§ Data block:
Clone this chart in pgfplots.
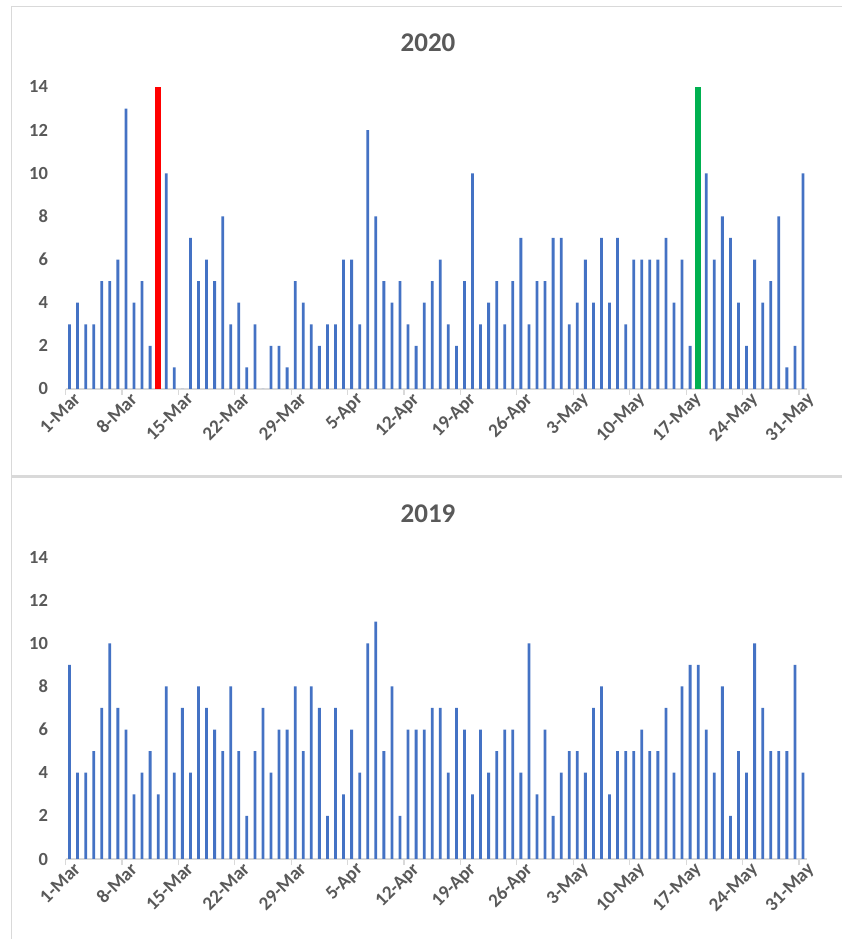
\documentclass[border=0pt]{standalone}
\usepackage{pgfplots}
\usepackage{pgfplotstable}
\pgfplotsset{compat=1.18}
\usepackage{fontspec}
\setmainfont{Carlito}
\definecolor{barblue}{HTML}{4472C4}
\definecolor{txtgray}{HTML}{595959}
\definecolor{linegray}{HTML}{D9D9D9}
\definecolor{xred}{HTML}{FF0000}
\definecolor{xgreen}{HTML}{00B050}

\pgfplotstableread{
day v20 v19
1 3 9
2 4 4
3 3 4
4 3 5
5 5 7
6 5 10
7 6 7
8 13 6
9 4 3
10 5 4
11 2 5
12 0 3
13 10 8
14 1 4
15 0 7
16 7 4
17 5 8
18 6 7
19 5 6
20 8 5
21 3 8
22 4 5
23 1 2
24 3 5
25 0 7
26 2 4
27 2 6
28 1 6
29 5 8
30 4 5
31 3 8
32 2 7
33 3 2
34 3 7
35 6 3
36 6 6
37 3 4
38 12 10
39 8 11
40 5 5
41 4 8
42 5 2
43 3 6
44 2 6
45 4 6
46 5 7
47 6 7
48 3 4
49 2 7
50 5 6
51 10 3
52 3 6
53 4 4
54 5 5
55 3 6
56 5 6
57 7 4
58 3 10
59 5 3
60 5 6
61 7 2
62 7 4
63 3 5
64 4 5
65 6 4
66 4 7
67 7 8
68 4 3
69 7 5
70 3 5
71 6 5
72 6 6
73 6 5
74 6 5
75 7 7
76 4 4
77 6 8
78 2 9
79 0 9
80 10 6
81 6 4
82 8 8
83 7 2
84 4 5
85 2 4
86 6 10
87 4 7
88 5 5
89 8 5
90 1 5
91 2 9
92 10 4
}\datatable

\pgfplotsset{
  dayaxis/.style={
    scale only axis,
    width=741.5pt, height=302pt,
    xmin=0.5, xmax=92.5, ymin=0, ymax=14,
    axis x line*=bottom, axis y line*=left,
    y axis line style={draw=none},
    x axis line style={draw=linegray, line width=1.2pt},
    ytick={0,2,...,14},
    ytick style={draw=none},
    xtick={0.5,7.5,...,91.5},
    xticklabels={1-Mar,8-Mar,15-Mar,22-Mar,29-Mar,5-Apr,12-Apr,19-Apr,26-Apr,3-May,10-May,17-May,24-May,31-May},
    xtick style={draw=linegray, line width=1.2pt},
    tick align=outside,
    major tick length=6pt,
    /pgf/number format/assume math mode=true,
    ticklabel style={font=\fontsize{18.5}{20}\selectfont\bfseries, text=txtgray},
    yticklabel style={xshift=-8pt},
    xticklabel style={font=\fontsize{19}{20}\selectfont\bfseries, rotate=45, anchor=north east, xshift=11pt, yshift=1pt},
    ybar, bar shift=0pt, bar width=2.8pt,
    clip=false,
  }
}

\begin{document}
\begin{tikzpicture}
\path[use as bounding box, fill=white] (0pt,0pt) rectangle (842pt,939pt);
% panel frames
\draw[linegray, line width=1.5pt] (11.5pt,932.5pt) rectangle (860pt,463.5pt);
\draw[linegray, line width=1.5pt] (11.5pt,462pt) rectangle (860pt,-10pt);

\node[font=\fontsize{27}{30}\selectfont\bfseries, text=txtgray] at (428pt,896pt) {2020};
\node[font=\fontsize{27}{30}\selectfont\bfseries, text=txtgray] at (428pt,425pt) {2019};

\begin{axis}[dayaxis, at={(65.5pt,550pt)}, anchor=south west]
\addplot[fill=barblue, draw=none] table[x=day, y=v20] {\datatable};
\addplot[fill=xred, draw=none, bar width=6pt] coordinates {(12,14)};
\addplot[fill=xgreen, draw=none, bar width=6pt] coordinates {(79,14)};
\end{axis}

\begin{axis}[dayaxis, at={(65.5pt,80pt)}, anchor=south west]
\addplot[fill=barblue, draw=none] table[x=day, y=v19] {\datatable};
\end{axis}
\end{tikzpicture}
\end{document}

§ Stated exercise: Reproduce the material word for word, minus the images.

§ Answer below:
Clone this chart in pgfplots.
\documentclass[border=0pt]{standalone}
\usepackage{pgfplots}
\usepackage{pgfplotstable}
\pgfplotsset{compat=1.18}
\usepackage{fontspec}
\setmainfont{Carlito}
\definecolor{barblue}{HTML}{4472C4}
\definecolor{txtgray}{HTML}{595959}
\definecolor{linegray}{HTML}{D9D9D9}
\definecolor{xred}{HTML}{FF0000}
\definecolor{xgreen}{HTML}{00B050}

\pgfplotstableread{
day v20 v19
1 3 9
2 4 4
3 3 4
4 3 5
5 5 7
6 5 10
7 6 7
8 13 6
9 4 3
10 5 4
11 2 5
12 0 3
13 10 8
14 1 4
15 0 7
16 7 4
17 5 8
18 6 7
19 5 6
20 8 5
21 3 8
22 4 5
23 1 2
24 3 5
25 0 7
26 2 4
27 2 6
28 1 6
29 5 8
30 4 5
31 3 8
32 2 7
33 3 2
34 3 7
35 6 3
36 6 6
37 3 4
38 12 10
39 8 11
40 5 5
41 4 8
42 5 2
43 3 6
44 2 6
45 4 6
46 5 7
47 6 7
48 3 4
49 2 7
50 5 6
51 10 3
52 3 6
53 4 4
54 5 5
55 3 6
56 5 6
57 7 4
58 3 10
59 5 3
60 5 6
61 7 2
62 7 4
63 3 5
64 4 5
65 6 4
66 4 7
67 7 8
68 4 3
69 7 5
70 3 5
71 6 5
72 6 6
73 6 5
74 6 5
75 7 7
76 4 4
77 6 8
78 2 9
79 0 9
80 10 6
81 6 4
82 8 8
83 7 2
84 4 5
85 2 4
86 6 10
87 4 7
88 5 5
89 8 5
90 1 5
91 2 9
92 10 4
}\datatable

\pgfplotsset{
  dayaxis/.style={
    scale only axis,
    width=741.5pt, height=302pt,
    xmin=0.5, xmax=92.5, ymin=0, ymax=14,
    axis x line*=bottom, axis y line*=left,
    y axis line style={draw=none},
    x axis line style={draw=linegray, line width=1.2pt},
    ytick={0,2,...,14},
    ytick style={draw=none},
    xtick={0.5,7.5,...,91.5},
    xticklabels={1-Mar,8-Mar,15-Mar,22-Mar,29-Mar,5-Apr,12-Apr,19-Apr,26-Apr,3-May,10-May,17-May,24-May,31-May},
    xtick style={draw=linegray, line width=1.2pt},
    tick align=outside,
    major tick length=6pt,
    /pgf/number format/assume math mode=true,
    ticklabel style={font=\fontsize{18.5}{20}\selectfont\bfseries, text=txtgray},
    yticklabel style={xshift=-8pt},
    xticklabel style={font=\fontsize{19}{20}\selectfont\bfseries, rotate=45, anchor=north east, xshift=11pt, yshift=1pt},
    ybar, bar shift=0pt, bar width=2.8pt,
    clip=false,
  }
}

\begin{document}
\begin{tikzpicture}
\path[use as bounding box, fill=white] (0pt,0pt) rectangle (842pt,939pt);
% panel frames
\draw[linegray, line width=1.5pt] (11.5pt,932.5pt) rectangle (860pt,463.5pt);
\draw[linegray, line width=1.5pt] (11.5pt,462pt) rectangle (860pt,-10pt);

\node[font=\fontsize{27}{30}\selectfont\bfseries, text=txtgray] at (428pt,896pt) {2020};
\node[font=\fontsize{27}{30}\selectfont\bfseries, text=txtgray] at (428pt,425pt) {2019};

\begin{axis}[dayaxis, at={(65.5pt,550pt)}, anchor=south west]
\addplot[fill=barblue, draw=none] table[x=day, y=v20] {\datatable};
\addplot[fill=xred, draw=none, bar width=6pt] coordinates {(12,14)};
\addplot[fill=xgreen, draw=none, bar width=6pt] coordinates {(79,14)};
\end{axis}

\begin{axis}[dayaxis, at={(65.5pt,80pt)}, anchor=south west]
\addplot[fill=barblue, draw=none] table[x=day, y=v19] {\datatable};
\end{axis}
\end{tikzpicture}
\end{document}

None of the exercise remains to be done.